If integrations are to be pursued, however, special attention has to be meritocracy and 

training.

Negotiation prior to integrations are often conducted in total opacity, without any parliamentarian oversight. Transparency has to be inserted into this process.

Impunity. Care should be taken to avoid sending the wrong message of repeated amnesties and promotions of offenders. 

The conundrum is that there wouldn't be any certainty of convincing rebels to get out of the jungle without some form of impunity.

Strike the right balance in transferring integrated soldiers in order to get at a geographical equilibrium. This could be done gradually as armed confrontations often break out when an armed group is moved from its turf.

Mitigate identity or ethnic tensions within the army.

In sum, integration isn't impossible though in the long term it should be discarded.

2) HUMAN RESOURCES POLICY OF THE ARMY

The Congolese soldier is poorly paid, has no paid leave, and lacks social benefits. 

Military spouses often follow their husbands to the frontline where they live in squalid conditions. They do so because they can't get parts of the salaries of their husbands deployed on the frontline if they stay home. This issue of pay is crucial as famished soldiers can't be trained.

Elderly soldiers are still active because the government can't pay their retirement pensions.

TRAINING. Training only reaches an insignificant percentage of soldiers. For example, training programs seldom target leaders of "basic units" that are the hard core of the army.

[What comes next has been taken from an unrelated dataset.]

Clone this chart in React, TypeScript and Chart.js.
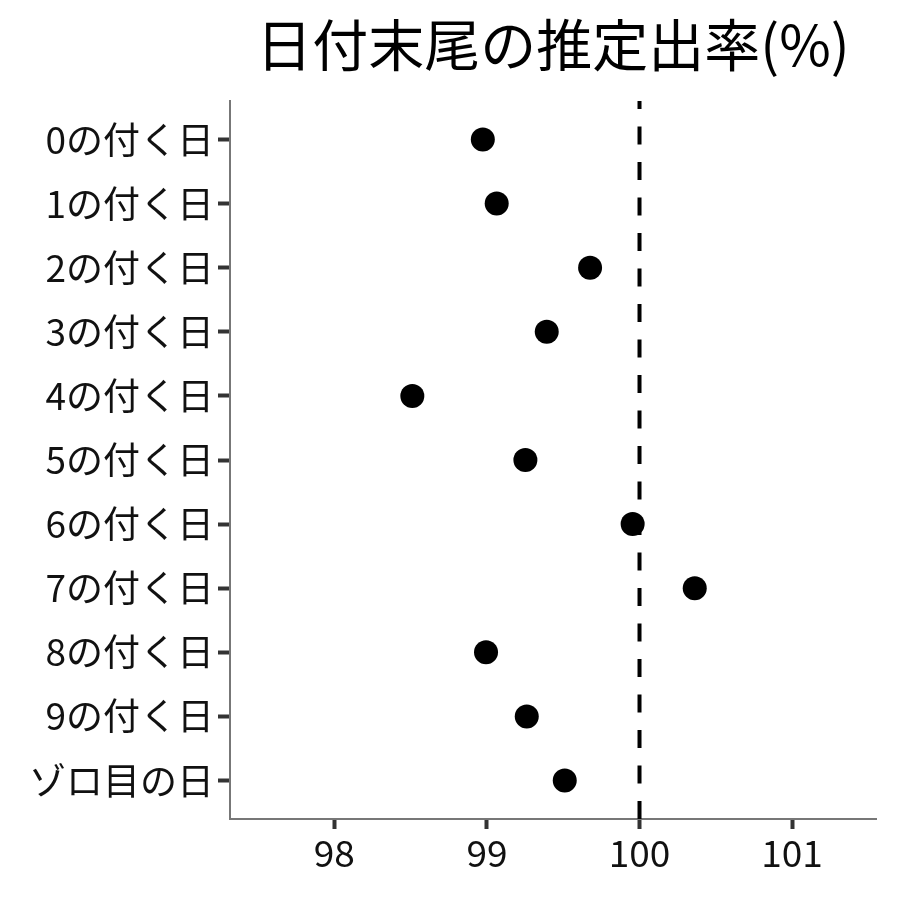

JASON STEARNS adds that there are two kinds of donors' initiatives for the army: "top-down and bottom-up initiatives" which have obtained mixed results. Mobile tribunals for example are a good initiative. The major problem with those initiatives is that they aren't sustainable and collapse once funds are terminated. Besides, there's no coordination of efforts among donors. Donors' initiatives toward the Congolese police force have proved to be more successful.